Brad Pugh, a meteorologist at the National Oceanic and Atmospheric Administration, likewise told the Times that south of the Bay Area, the “prospects for any drought improvement are slim.”
Rapid transition from extreme dry to wet: Daniel Swain, a climate scientist at the University of California, Los Angeles, expressed little surprise in a tweet assessing California’s current weather conditions, posting a link to his 2018 Nature Climate Change article that explored how precipitation volatility in California has led to a “rapid transition from record multi-year dryness” to dramatic wintry wetness.
Anthropogenic forcing — human-caused climate drivers — can “yield large twenty-first-century increases in the frequency of wet extremes, including a more than threefold increase in sub-seasonal events comparable to California’s ‘Great Flood of 1862’,” the article concluded.
Last words: “It is worth noting that this exact situation — an extremely strong atmospheric river bringing [a] brief period of record rainfall in midst of severe and temperature-amplified drought — is what we expect to see in California with climate change,” Swain tweeted.
Tech Tuesday
Philippine startup transforms plastic from beach blight to building block
- The Philippines’s terrible problem with single-use plastic pollution — which clogs rivers and washes up on beaches — is providing the grist for a new kind of building material, Reuters reported.
- The Plaf, or The Plastic Flamingo, collects, shreds and presses plastic waste into an imitation wood paneling that can be used for fences or decking, according to Reuters.
- There is great global need for these sorts of products: 300 million metric tons of plastic waste are produced each year, according to the United Nations Environmental Program — which has surged due to pandemic-driven shipping and hygiene demands, Reuters reported.
- In a country with minimal recycling, The Plaf is aiming to convince consumers to stop putting plastic in landfills and oceans — or burning it — and instead bring it “to recycling centres like us and we would upcycle them into better products,” company marketing associate, Allison Tan, told Reuters.
Construction tech collaboration printing suburb in Austin outskirts
- A construction company and a tech company are collaborating on a new housing development outside of Austin that will be made up of 100 3D-printed houses — opening a path to what could become a new supply of affordable homes, The Wall Street Journal reported.
- The project will be a big jump in scale for Icon, the tech company doing the printing. “We’re sort of graduating from singles and dozens of homes to hundreds of homes,” Jason Ballard, Icon’s chief executive, told the Journal.

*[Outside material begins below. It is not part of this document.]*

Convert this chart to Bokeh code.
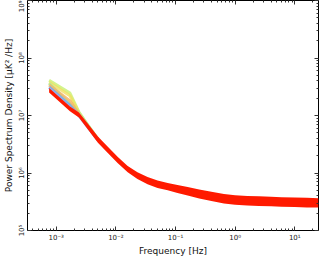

- Lennar, the construction company, hopes it can cut labor costs. “Skilled tradesmen are a dying breed, so there have to be alternative building solutions to help with this labor deficit,” Eric Feder, the president of Lennar’s venture capital and innovation unit, told the Journal.
Climate tech start-ups have raised record $32 billion this year
- Climate technology companies around the globe have raised a record-breaking $32 billion thus far in 2021, CNBC reported, citing a study from venture capital analysis firm Dealroom and promotional agency London & Partners.
- The amount of venture capital money invested in climate tech this year has already exceeded all such funds in 2020, while climate tech investments have quadrupled since 2016, according to CNBC.
- In the past five years, climate tech start-ups raised the most money in the U.S., followed by their peers in China, Sweden and the U.K., CNBC reported.
- Europe, meanwhile, is the fastest-growing region for climate tech — with venture capital investments into the sector seven times higher this year than in 2016, according to CNBC.